Martin Figura chose the Swindon Festival of Literature for the last performance of his hugely successful show ‘Whistle’. Shortlisted for the ‘Ted Hughes Award’ and winner of the 2013 Saboteur Award for Best Spoken Word Show, ‘Whistle’ tells, through poetry and images, an incredible and compelling story.
Martin’s mother was killed by his father when Martin was just 9 years old.
Expectation could be set for a ‘misery memoir’ style hour of poetry but Figura’s elegant storytelling and engaging stage presence makes sure for a riveting and unique experience instead.
Cleverly used visuals place both the poetry and the narrative in context with 1960’s toys and adverts both used by Figura to add humour to the show.
‘Whistle’ is not about self-pity or dark shadows, it does have its laughs although the overall picture painted by Figura’s poetry is one of pain, disbelief and loss.
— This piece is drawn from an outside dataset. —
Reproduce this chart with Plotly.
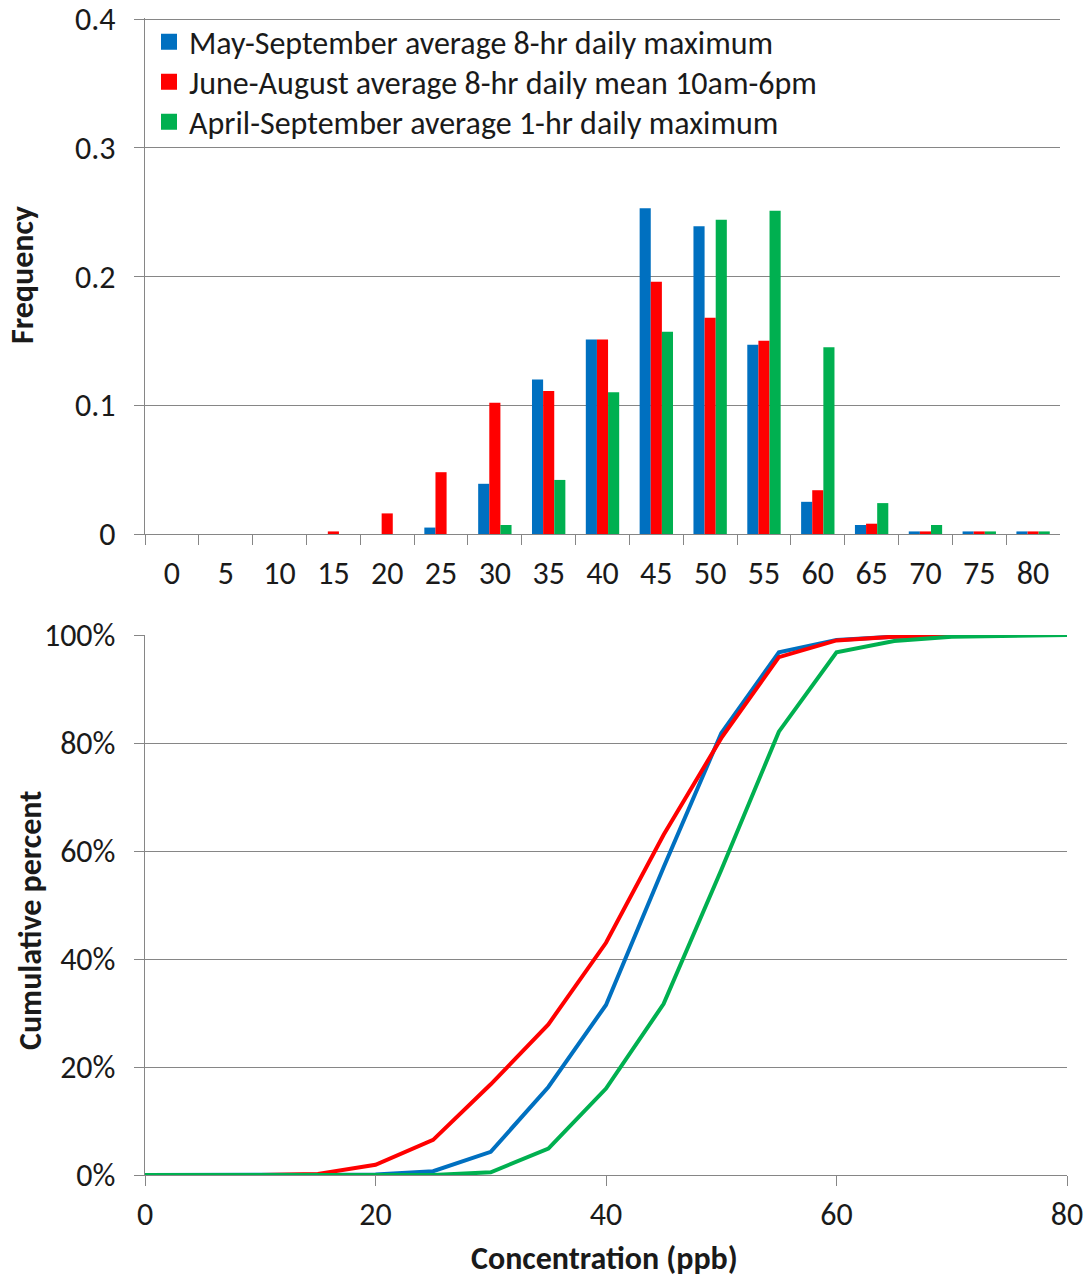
import plotly.graph_objects as go

# ---------------- data ----------------
categories = [0, 5, 10, 15, 20, 25, 30, 35, 40, 45, 50, 55, 60, 65, 70, 75, 80]
cat_labels = [str(c) for c in categories]

series_names = [
    "May-September average 8-hr daily maximum",
    "June-August average 8-hr daily mean 10am-6pm",
    "April-September average 1-hr daily maximum",
]
series_colors = ["#0070C0", "#FF0000", "#00B050"]

freq_may_sep = [0, 0, 0, 0, 0, 0.005, 0.039, 0.120, 0.151, 0.253, 0.239, 0.147, 0.025, 0.007, 0.002, 0.002, 0.002]
freq_jun_aug = [0, 0, 0, 0.002, 0.016, 0.048, 0.102, 0.111, 0.151, 0.196, 0.168, 0.150, 0.034, 0.008, 0.002, 0.002, 0.002]
freq_apr_sep = [0, 0, 0, 0, 0, 0, 0.007, 0.042, 0.110, 0.157, 0.244, 0.251, 0.145, 0.024, 0.007, 0.002, 0.002]

concentration = [0, 5, 10, 15, 20, 25, 30, 35, 40, 45, 50, 55, 60, 65, 70, 75, 80]
cum_may_sep = [0, 0, 0, 0, 0.1, 0.7, 4.3, 16.3, 31.5, 57.0, 81.8, 96.8, 99.1, 99.7, 99.9, 100, 100]
cum_jun_aug = [0, 0, 0, 0.2, 1.9, 6.5, 16.8, 27.9, 43.0, 63.0, 80.9, 95.9, 99.0, 99.7, 99.9, 100, 100]
cum_apr_sep = [0, 0, 0, 0, 0, 0, 0.5, 4.9, 16.0, 31.7, 56.5, 82.1, 96.8, 98.9, 99.7, 99.9, 100]

freq_ticks = [0, 0.1, 0.2, 0.3, 0.4]
freq_tick_text = ["0", "0.1", "0.2", "0.3", "0.4"]
cum_ticks = [0, 20, 40, 60, 80, 100]
cum_tick_text = ["0%", "20%", "40%", "60%", "80%", "100%"]
conc_ticks = [0, 20, 40, 60, 80]

# ---------------- layout helpers ----------------
W, H = 1089, 1281


def px(x):
    return x / W


def py(y):
    return 1 - y / H


FONT = "Carlito, Calibri, Lato, sans-serif"
GRID = "#868686"
TXT = "#1a1a1a"
FS = 32

fig = go.Figure()

legend_ids = ["legend", "legend2", "legend3"]
freqs = [freq_may_sep, freq_jun_aug, freq_apr_sep]
for name, col, f, lg in zip(series_names, series_colors, freqs, legend_ids):
    fig.add_trace(go.Bar(x=cat_labels, y=f, name=name, marker=dict(color=col, line=dict(width=0)),
                         showlegend=False, xaxis="x", yaxis="y"))
    # legend swatch
    fig.add_trace(go.Scatter(x=[None], y=[None], mode="markers", name=name, legend=lg,
                             marker=dict(symbol="square", size=16, color=col),
                             showlegend=True, xaxis="x", yaxis="y"))

cums = [cum_may_sep, cum_jun_aug, cum_apr_sep]
for name, col, c in zip(series_names, series_colors, cums):
    fig.add_trace(go.Scatter(x=concentration, y=c, mode="lines", name=name,
                             line=dict(color=col, width=4), showlegend=False,
                             xaxis="x2", yaxis="y2"))

axis_common = dict(showline=True, linecolor=GRID, linewidth=1.3, ticks="outside", ticklen=10,
                   tickcolor=GRID, tickwidth=1.3, tickfont=dict(family=FONT, size=FS, color=TXT),
                   zeroline=False, automargin=False, ticklabeloverflow="allow")


def legend_box(ycenter):
    return dict(x=px(149), y=py(ycenter), xanchor="left", yanchor="middle",
                bgcolor="rgba(0,0,0,0)", font=dict(family=FONT, size=FS, color=TXT),
                itemsizing="trace")


# top frequency axis: range extended a little past 0.4 so the 0.4 gridline is drawn
freq_top = 0.401
top_px = 534 - (534 - 19) * freq_top / 0.4

fig.update_layout(
    width=W, height=H, margin=dict(l=0, r=0, t=0, b=0, autoexpand=False),
    paper_bgcolor="white", plot_bgcolor="white",
    barmode="group", bargap=0.38, bargroupgap=0,
    font=dict(family=FONT, color=TXT),
    xaxis=dict(domain=[px(145), px(1060)], anchor="y", type="category",
               categoryorder="array", categoryarray=cat_labels,
               tickson="boundaries", showgrid=False, ticklabelstandoff=10, **axis_common),
    yaxis=dict(domain=[py(534), py(top_px)], anchor="x", range=[0, freq_top],
               tickvals=freq_ticks, ticktext=freq_tick_text,
               showgrid=True, gridcolor=GRID, gridwidth=1.3, ticklabelstandoff=12, **axis_common),
    xaxis2=dict(domain=[px(145), px(1067)], anchor="y2", range=[0, 80], tickvals=conc_ticks,
                showgrid=False, ticklabelstandoff=0, **axis_common),
    yaxis2=dict(domain=[py(1175), py(635)], anchor="x2", range=[0, 100.005], tickvals=cum_ticks,
                ticktext=cum_tick_text, showgrid=True, gridcolor=GRID, gridwidth=1.3,
                ticklabelstandoff=12, **axis_common),
    legend=legend_box(42),
    legend2=legend_box(82),
    legend3=legend_box(122),
    annotations=[
        dict(text="<b>Frequency</b>", x=px(22), y=py(275), xref="paper", yref="paper",
             xanchor="center", yanchor="middle",
             textangle=-90, showarrow=False, font=dict(family=FONT, size=FS, color=TXT)),
        dict(text="<b>Cumulative percent</b>", x=px(30), y=py(921), xref="paper", yref="paper",
             xanchor="center", yanchor="middle",
             textangle=-90, showarrow=False, font=dict(family=FONT, size=FS, color=TXT)),
        dict(text="<b>Concentration (ppb)</b>", x=px(604), y=py(1258), xref="paper", yref="paper",
             xanchor="center", yanchor="middle",
             showarrow=False, font=dict(family=FONT, size=FS, color=TXT)),
    ],
)

fig.write_html("out.html", config={"displayModeBar": False},
               post_script="document.body.style.margin='0px';")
Particularly resonant for me were the childhood visits he made to his father in Broadmoor, the mere name conjuring some sort of chill but Figura brings beauty even here with his poem ‘Dad’s Alma Mater’ ending
‘A deer breaks loose from the gorse shakes rain from yellow flowers, I remember being small.’
Built from fragments of memory, letters, photographs and research ‘Whistle’ is a triumphant and captivating show.
The accompanying collection of poems also called ‘Whistle’ ends with a piece where Figura imagines dancing with his mother in her later years.
Entitled ‘June’s Birthday Waltz’ it is a touching and very personal dream sequence.
Swindon should feel very privileged to have been the location for the final performance of this powerful close reading of lives and death.